We use the the "valid" mode by default when saving these statistics maps, but they are initially stored in their "same" modes. The MatchTemplateResult.apply_valid_cropping method does this "same" to "valid" cropping. For an image with shape and template , the modes will output statistics maps with the following shapes:

  • same:
  • valid:

Note that same mode pads the image with zeros along the edges and does not increase the number of particles detectable; values along the padded portions of the edge do not hold significance in the context of the particle detection. In each case, the position in the map at corresponds to the top-left corner of the template at that position, not the center of the template.

Match template DataFrame

Since not all positions contain a particle from the match template search, using full statistics maps for downstream analysis can be inefficient in terms of speed, memory requirements, and code overhead. The match template manager class has the method MatchTemplateManager.results_to_dataframe() which automatically picks peaks within the scaled MIP map and stores the peak locations, orientations, and defocus values in a pandas DataFrame. We take a verbose approach to constructing this DataFrame where some columns store similar information about each particle.

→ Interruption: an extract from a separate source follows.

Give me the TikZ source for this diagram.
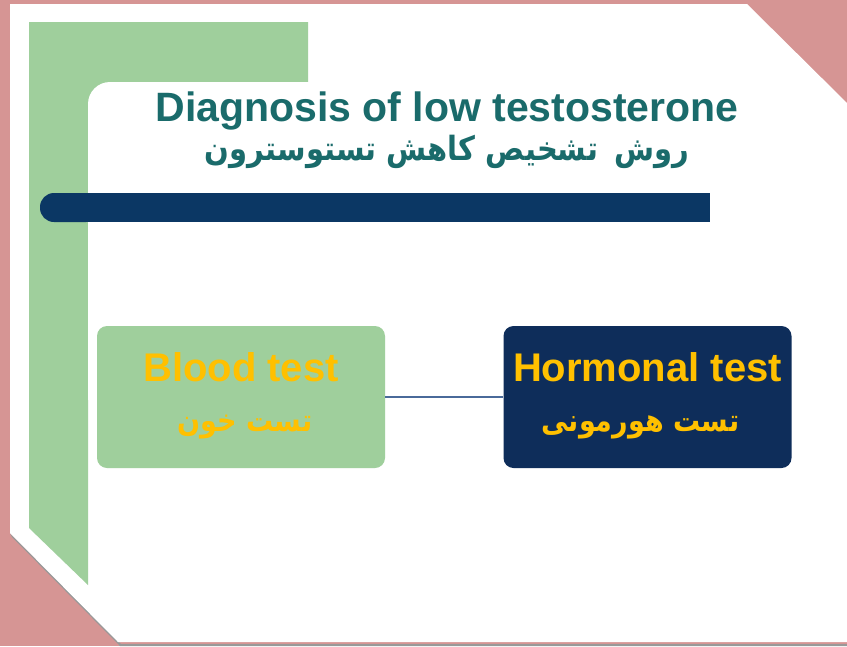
\documentclass[tikz,border=0pt]{standalone}
\usepackage{fontspec}
\setmainfont{Liberation Sans}
\newfontfamily\arabicfont[Script=Arabic]{DejaVu Sans}
\TeXXeTstate=1
\definecolor{pinkbg}{HTML}{D69594}
\definecolor{pagegreen}{HTML}{9FCF9C}
\definecolor{barnavy}{HTML}{0B3764}
\definecolor{boxnavy}{HTML}{0E2D5A}
\definecolor{titleteal}{HTML}{1A6B6B}
\definecolor{gold}{HTML}{FFC000}
\definecolor{linkblue}{HTML}{4A6A9A}
\begin{document}
\begin{tikzpicture}[x=1pt,y=-1pt,
  titlestyle/.style={text=titleteal, inner sep=0pt, anchor=base, font=\fontsize{41}{46}\bfseries\selectfont},
  subtitlestyle/.style={text=titleteal, inner sep=0pt, anchor=base, font=\fontsize{29}{36}\arabicfont\bfseries\selectfont},
  boxstyle/.style={rounded corners=10pt, inner sep=0pt, minimum width=288pt, minimum height=142pt},
  entext/.style={text=gold, inner sep=0pt, anchor=base, font=\fontsize{40}{46}\bfseries\selectfont},
  fatext/.style={text=gold, inner sep=0pt, anchor=base, font=\fontsize{27}{32}\arabicfont\bfseries\selectfont},
  linkstyle/.style={draw=linkblue, line width=1.2pt}]
\useasboundingbox (0,0) rectangle (847,646);
\fill[pinkbg] (0,0) rectangle (847,646);
% page shadow
\fill[black!40] (12,537) -- (120,646) -- (847,646) -- (847,644) -- (121,644) -- (10,533) -- cycle;
% white page
\fill[white] (10,4) -- (747,4) -- (847,103) -- (847,642) -- (118,642) -- (10,533) -- cycle;
% green L band
\fill[pagegreen] (29,22) -- (308,22) -- (308,130) -- (130,130) -- (130,300) -- (88,300) -- (88,585) -- (29,528) -- cycle;
\fill[white] (88,400) -- (88,104) arc[start angle=180, end angle=270, radius=22] -- (330,82) -- (330,400) -- cycle;
% dark bar
\fill[barnavy, rounded corners=14pt] (40,193) rectangle (100,222);
\fill[barnavy] (70,193) rectangle (710,222);
% titles
\node[titlestyle] (title) at (447,121) {Diagnosis of low testosterone};
\node[subtitlestyle] (subtitle) at (447,160) {\scalebox{1}[1.15]{\beginR روش\hspace{0.55em}تشخیص کاهش تستوسترون\endR}};
% boxes
\node[boxstyle, fill=pagegreen] (blood) at (241,397) {};
\node[boxstyle, fill=boxnavy] (hormone) at (647.5,397) {};
\draw[linkstyle] (blood.east) -- (hormone.west);
\node[entext] (bloodEn) at ([yshift=16pt]blood.center) {Blood test};
\node[fatext] (bloodFa) at ([xshift=4pt, yshift=-34pt]blood.center) {\scalebox{1}[1.15]{\beginR تست خون\endR}};
\node[entext] (hormoneEn) at ([yshift=16pt]hormone.center) {Hormonal test};
\node[fatext] (hormoneFa) at ([xshift=-7pt, yshift=-34pt]hormone.center) {\scalebox{1}[1.15]{\beginR تست هورمونی\endR}};
\end{tikzpicture}
\end{document}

Additional columns besides locations and orientations are included in the DataFrame to increase the utility of the data, namely the construction of ParticleStack objects. The columns and corresponding descriptions are as follows:

Column Name Type Description
mip float Maximum cross-correlation value over all search orientations and relative defocus values.
scaled_mip float Scaled MIP value (z-score) normalized by cross-correlation mean and variance.
correlation_mean float Mean of the cross-correlation values over the entire search space.
correlation_variance float Variance of the cross-correlation values over the entire search space.
total_correlations int Total number of cross-correlations taken over the search space (defoci times orientations).
pos_x int Particle x position (units of pixels) in the statistics maps. Corresponds to the top-left corner of the template.
pos_y int Particle y position (units of pixels) in the statistics maps. Corresponds to the top-left corner of the template.
pos_x_img int Center of of the particle (x position, units of pixels) in the micrograph.
pos_y_img int Center of of the particle (y position, units of pixels) in the micrograph.
pos_x_img_angstrom float Center of the particle (x position, in Angstroms) in the micrograph.
pos_y_img_angstrom float Center of the particle (y position, in Angstroms) in the micrograph.
psi float The angle (in degrees) which produced the MIP value.
theta float The angle (in degrees) which produced the MIP value.
phi float The angle which (in degrees) produced the MIP value.
relative_defocus float The relative defocus value (in Angstroms) which produced the MIP value. Relative to defocus_u and defocus_v.
defocus_u float Defocus value along the major axis for the micrograph (in Angstroms).
defocus_v float Defocus value along the minor axis for the micrograph (in Angstroms).
astigmatism_angle float Angle of the astigmatism (in degrees) for defocus.
pixel_size float Pixel size of the micrograph (in Angstroms).
voltage float Voltage of the microscope (in kV).
spherical_aberration float Spherical aberration of the microscope (in mm).
amplitude_contrast_ratio float Amplitude contrast ratio of the microscope.
phase_shift float Phase shift of the microscope (in degrees).
ctf_B_factor float B-factor of the CTF, in Angstroms^2.
micrograph_path str Path to the original micrograph.
template_path str Path to the template used for the search.
mip_path str Path to the saved MIP map.
scaled_mip_path str Path to the saved scaled MIP map.
psi_path str Path to the saved psi map.
theta_path str Path to the saved theta map.
phi_path str Path to the saved phi map.
defocus_path str Path to the saved defocus map.
correlation_average_path str Path to the saved correlation mean map.
correlation_variance_path str Path to the saved correlation variance map.

Data from the refine template program

The refine template program takes in the DataFrame from the match template program and refines the orientation & defocus values of each particle. Each of the refined parameters are stored in new columns prefixed with the refined_ string. Note that refined results can be re-refined, for example with a slightly different template, and the already refined parameters will be used.

Refine template DataFrame

The program outputs another DataFrame with additional columns for the refined orientations, defocus values, and positions. New columns with descriptions are listed below:

Column Name Type Description
refined_mip float New maximum cross-correlation over refinement search space.
refined_scaled_mip float New scaled MIP value (z-score) normalized by cross-correlation mean and variance.
refined_pos_x int The refined x position of the particle, top-left corner of the template.
refined_pos_y int The refined y position of the particle, top-left corner of the template.
refined_pos_x_img int The refined x position of the particle, center of the particle in the micrograph.
refined_pos_y_img int The refined y position of the particle, center of the particle in the micrograph.
refined_pos_x_img_angstrom float The refined x position of the particle, center of the particle in the micrograph (in Angstroms).
refined_pos_y_img_angstrom float The refined y position of the particle, center of the particle in the micrograph (in Angstroms).
refined_psi float The refined angle (in degrees).
refined_theta float The refined angle (in degrees).
refined_phi float The refined angle (in degrees).
refined_relative_defocus float The refined relative defocus value (in Angstroms).